Así que, jugadores bronceados por multicolores, hagan el favor de ganarse el salario del erario público al que deben respeto, dedicación y obediencia, demuestren su auctoritas e idoneidad para la encomienda, como se les presupone de serie, y aléjense de los nostradamus de encuestas que intentarán seducirles con sus nuevas «fumatas porreras» (esta vez con regodeo) y no caigan en la tentación de pensar que por el simple hecho de volver a llenar los colegios con miles de cubículos de metacrilato, podrán ustedes arreglar la incompetencia de sus privilegiadas mentes.

La propuesta 

Y si el temido anuncio llega a cobrar vida de nuevo, permítanme que les aconseje que debieran tener un mínimo de dignidad y dar un paso al lado para dejar que sean otras voces y otros rostros y otras cinturas, espero que más cercanas a la danza del vientre, las que intenten formar gobierno.
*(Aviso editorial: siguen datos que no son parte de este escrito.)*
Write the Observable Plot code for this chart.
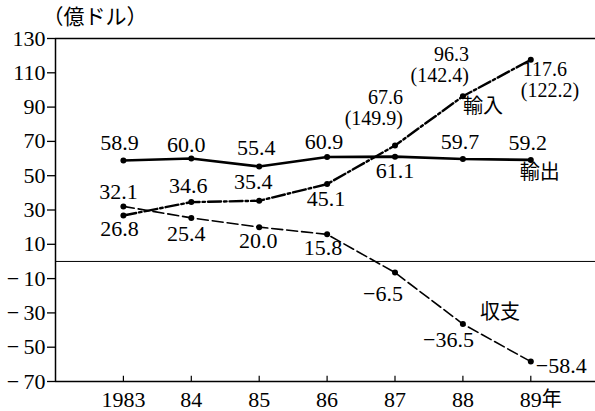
<!DOCTYPE html>
<html>
<head>
<meta charset="utf-8">
<script src="https://cdn.jsdelivr.net/npm/d3@7"></script>
<script src="https://cdn.jsdelivr.net/npm/@observablehq/plot@0.6"></script>
<style>
  body { margin: 0; background: white; }
  #chart { width: 595px; height: 411px; }
</style>
</head>
<body>
<div id="chart"></div>
<script>
// ---- data ----
const years = [1983, 1984, 1985, 1986, 1987, 1988, 1989];
const yearLabels = ["1983", "84", "85", "86", "87", "88", "89"];
const yearSuffix = "年";
const exportsVals = [58.9, 60.0, 55.4, 60.9, 61.1, 59.7, 59.2];
const importsVals = [26.8, 34.6, 35.4, 45.1, 67.6, 96.3, 117.6];
const balanceVals = [32.1, 25.4, 20.0, 15.8, -6.5, -36.5, -58.4];
const importsRatio = [null, null, null, null, 149.9, 142.4, 122.2];
const yTicks = [-70, -50, -30, -10, 10, 30, 50, 70, 90, 110, 130];
const seriesNames = ["輸出", "輸入", "収支"];
const unitLabel = "（億ドル）";

// ---- layout (label placement, pixels) ----
const exportsLabelPos = [[-4,-17],[-5,-14],[-3,-18],[-3,-15],[0,14],[-3,-17],[-3,-17]];
const importsLabelPos = [[-4,13],[-3,-16],[-6,-19],[-1,15],null,null,null];
const balanceLabelPos = [[-5,-14],[-5,16],[-1,14],[-4,14],null,null,null];

const minus = s => s.replace("-", "−\u2009");
const f1 = v => minus(d3.format(".1f")(v));

const serif = "Liberation Serif, DejaVu Serif, serif";
const cjk = "Noto Sans CJK JP, sans-serif";
const NUM = 22;

const rows = (vals) => years.map((y, i) => ({year: y, v: vals[i]}));

const labelMarks = [];
function addLabel(x, y, text, dx, dy, anchor = "middle", font = serif, size = NUM) {
  labelMarks.push(Plot.text([{x, y}], {
    x: "x", y: "y", text: () => text, dx, dy, textAnchor: anchor,
    lineAnchor: "middle", fontFamily: font, fontSize: size, fill: "black"
  }));
}
years.forEach((yr, i) => {
  const e = exportsLabelPos[i];
  addLabel(yr, exportsVals[i], f1(exportsVals[i]), e[0], e[1]);
  const m = importsLabelPos[i];
  if (m) addLabel(yr, importsVals[i], f1(importsVals[i]), m[0], m[1]);
  const b = balanceLabelPos[i];
  if (b) addLabel(yr, balanceVals[i], f1(balanceVals[i]), b[0], b[1]);
});
// imports 87-89 with ratio in parentheses
addLabel(1987, importsVals[4], f1(importsVals[4]), 8, -48, "end", serif, 20);
addLabel(1987, importsVals[4], "(" + importsRatio[4] + ")", 8, -27, "end", serif, 20);
addLabel(1988, importsVals[5], f1(importsVals[5]), 6, -42, "end", serif, 20);
addLabel(1988, importsVals[5], "(" + importsRatio[5] + ")", 6, -21, "end", serif, 20);
addLabel(1989, importsVals[6], f1(importsVals[6]), -8, 10, "start", serif, 20);
addLabel(1989, importsVals[6], "(" + importsRatio[6] + ")", -10, 31, "start", serif, 20);
// balance 87-89
addLabel(1987, balanceVals[4], f1(balanceVals[4]), 8, 21, "end");
addLabel(1988, balanceVals[5], f1(balanceVals[5]), 11, 16, "end");
addLabel(1989, balanceVals[6], f1(balanceVals[6]), 5, 4, "start");
// series names
addLabel(1989, exportsVals[6], seriesNames[0], 9, 13, "middle", cjk, 20);
addLabel(1988, importsVals[5], seriesNames[1], 20, 10, "middle", cjk, 20);
addLabel(1988, balanceVals[5], seriesNames[2], 37, -11, "middle", cjk, 20);

const chart = Plot.plot({
  width: 595,
  height: 411,
  marginLeft: 55,
  marginRight: 0,
  marginTop: 38,
  marginBottom: 30,
  x: {domain: [1982, 1982 + 540 / 67.9], axis: null},
  y: {domain: [-70, 130], axis: null},
  style: {fontFamily: serif, fontSize: NUM + "px", background: "white", color: "black"},
  marks: [
    // frame lines
    Plot.ruleY([130], {stroke: "black", strokeWidth: 1.5}),
    Plot.ruleY([-70], {stroke: "black", strokeWidth: 1.5}),
    Plot.ruleY([0], {stroke: "black", strokeWidth: 1}),
    Plot.ruleX([1982], {y1: -70, y2: 130, stroke: "black", strokeWidth: 1.5}),
    // y axis
    Plot.axisY({ticks: yTicks, tickSize: 8, tickPadding: 2, strokeWidth: 1.3,
      tickFormat: d => minus(String(d)), fontSize: NUM, fontFamily: serif}),
    // x ticks (inward) and labels
    Plot.ruleX(years, {x: d => d, y1: -70, y2: -67, stroke: "black", strokeWidth: 1.2}),
    Plot.text(years, {x: d => d, y: -70, text: (d, i) => yearLabels[i], dy: 18,
      lineAnchor: "middle", fontSize: NUM, fontFamily: serif}),
    Plot.text([years[6]], {x: d => d, y: -70, text: () => yearSuffix, dy: 18, dx: 11,
      textAnchor: "start", lineAnchor: "middle", fontSize: 20, fontFamily: cjk}),
    // series lines
    Plot.line(rows(exportsVals), {x: "year", y: "v", stroke: "black", strokeWidth: 2.6}),
    Plot.line(rows(importsVals), {x: "year", y: "v", stroke: "black", strokeWidth: 2.4,
      strokeDasharray: "13,3,2.5,3"}),
    Plot.line(rows(balanceVals), {x: "year", y: "v", stroke: "black", strokeWidth: 1.6,
      strokeDasharray: "11,4"}),
    // points
    Plot.dot(rows(exportsVals), {x: "year", y: "v", r: 3, fill: "black"}),
    Plot.dot(rows(importsVals), {x: "year", y: "v", r: 3, fill: "black"}),
    Plot.dot(rows(balanceVals), {x: "year", y: "v", r: 3, fill: "black"}),
    // unit label
    Plot.text([unitLabel], {frameAnchor: "top-left", text: d => d, dx: -13, dy: -21,
      textAnchor: "start", lineAnchor: "middle", fontFamily: cjk, fontSize: 21}),
    ...labelMarks
  ]
});
document.getElementById("chart").appendChild(chart);
</script>
</body>
</html>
Solo así, bajo ese planteamiento, tendría a mi entender justificación que el rebaño, entre los que me encuentro, fuésemos a votar de nuevo, alejados del temido “haga usted el favor de votar bien y no equivocarse de nuevo” con el que algunas de sus señorías parecen excusar la inutilidad que los envuelve.

Pues eso.

Y ahora… a darme un chapuzón de agua salada con mis medusas mediterráneas, que al menos ellas no esconden la intención de sus tentáculos bajo sonrisas de atrezo.